┌────────

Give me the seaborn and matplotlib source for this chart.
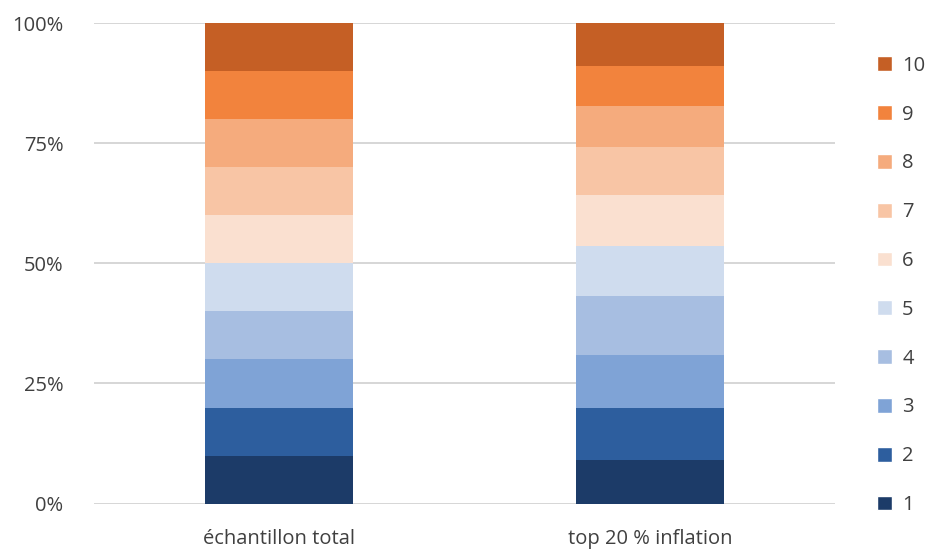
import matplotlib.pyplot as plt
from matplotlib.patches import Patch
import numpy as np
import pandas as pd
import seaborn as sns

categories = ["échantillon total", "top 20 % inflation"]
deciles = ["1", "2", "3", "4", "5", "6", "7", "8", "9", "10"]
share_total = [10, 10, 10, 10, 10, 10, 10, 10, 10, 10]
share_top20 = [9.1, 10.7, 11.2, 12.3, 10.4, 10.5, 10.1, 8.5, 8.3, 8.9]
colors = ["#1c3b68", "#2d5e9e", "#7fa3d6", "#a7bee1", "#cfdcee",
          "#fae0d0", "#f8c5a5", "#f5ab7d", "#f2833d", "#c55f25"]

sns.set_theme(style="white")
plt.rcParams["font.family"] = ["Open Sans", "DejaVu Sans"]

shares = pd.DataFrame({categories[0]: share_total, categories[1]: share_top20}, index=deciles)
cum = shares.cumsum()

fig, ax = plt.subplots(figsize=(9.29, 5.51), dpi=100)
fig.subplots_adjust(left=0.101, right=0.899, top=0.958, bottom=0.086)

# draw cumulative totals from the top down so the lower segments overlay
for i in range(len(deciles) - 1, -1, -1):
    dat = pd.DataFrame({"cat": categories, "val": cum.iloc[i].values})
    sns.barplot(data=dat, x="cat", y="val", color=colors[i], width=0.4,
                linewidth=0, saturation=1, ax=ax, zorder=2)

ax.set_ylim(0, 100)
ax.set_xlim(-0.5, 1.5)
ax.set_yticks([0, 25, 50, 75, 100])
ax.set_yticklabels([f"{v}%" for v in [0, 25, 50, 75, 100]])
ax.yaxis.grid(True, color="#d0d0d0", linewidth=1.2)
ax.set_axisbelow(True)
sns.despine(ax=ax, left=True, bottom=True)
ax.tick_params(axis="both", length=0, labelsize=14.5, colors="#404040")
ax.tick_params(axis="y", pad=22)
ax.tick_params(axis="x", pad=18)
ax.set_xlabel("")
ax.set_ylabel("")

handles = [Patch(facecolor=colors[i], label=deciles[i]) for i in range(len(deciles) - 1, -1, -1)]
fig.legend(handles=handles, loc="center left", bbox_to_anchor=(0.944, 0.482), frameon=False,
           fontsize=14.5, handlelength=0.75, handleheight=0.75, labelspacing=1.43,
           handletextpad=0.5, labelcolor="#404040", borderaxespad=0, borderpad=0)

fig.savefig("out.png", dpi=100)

└────────

> _WORK REQUIRED_
Strip out the pictures and quote the remaining data word for word.

> _THE RESPONSE_
Give me the seaborn and matplotlib source for this chart.
import matplotlib.pyplot as plt
from matplotlib.patches import Patch
import numpy as np
import pandas as pd
import seaborn as sns

categories = ["échantillon total", "top 20 % inflation"]
deciles = ["1", "2", "3", "4", "5", "6", "7", "8", "9", "10"]
share_total = [10, 10, 10, 10, 10, 10, 10, 10, 10, 10]
share_top20 = [9.1, 10.7, 11.2, 12.3, 10.4, 10.5, 10.1, 8.5, 8.3, 8.9]
colors = ["#1c3b68", "#2d5e9e", "#7fa3d6", "#a7bee1", "#cfdcee",
          "#fae0d0", "#f8c5a5", "#f5ab7d", "#f2833d", "#c55f25"]

sns.set_theme(style="white")
plt.rcParams["font.family"] = ["Open Sans", "DejaVu Sans"]

shares = pd.DataFrame({categories[0]: share_total, categories[1]: share_top20}, index=deciles)
cum = shares.cumsum()

fig, ax = plt.subplots(figsize=(9.29, 5.51), dpi=100)
fig.subplots_adjust(left=0.101, right=0.899, top=0.958, bottom=0.086)

# draw cumulative totals from the top down so the lower segments overlay
for i in range(len(deciles) - 1, -1, -1):
    dat = pd.DataFrame({"cat": categories, "val": cum.iloc[i].values})
    sns.barplot(data=dat, x="cat", y="val", color=colors[i], width=0.4,
                linewidth=0, saturation=1, ax=ax, zorder=2)

ax.set_ylim(0, 100)
ax.set_xlim(-0.5, 1.5)
ax.set_yticks([0, 25, 50, 75, 100])
ax.set_yticklabels([f"{v}%" for v in [0, 25, 50, 75, 100]])
ax.yaxis.grid(True, color="#d0d0d0", linewidth=1.2)
ax.set_axisbelow(True)
sns.despine(ax=ax, left=True, bottom=True)
ax.tick_params(axis="both", length=0, labelsize=14.5, colors="#404040")
ax.tick_params(axis="y", pad=22)
ax.tick_params(axis="x", pad=18)
ax.set_xlabel("")
ax.set_ylabel("")

handles = [Patch(facecolor=colors[i], label=deciles[i]) for i in range(len(deciles) - 1, -1, -1)]
fig.legend(handles=handles, loc="center left", bbox_to_anchor=(0.944, 0.482), frameon=False,
           fontsize=14.5, handlelength=0.75, handleheight=0.75, labelspacing=1.43,
           handletextpad=0.5, labelcolor="#404040", borderaxespad=0, borderpad=0)

fig.savefig("out.png", dpi=100)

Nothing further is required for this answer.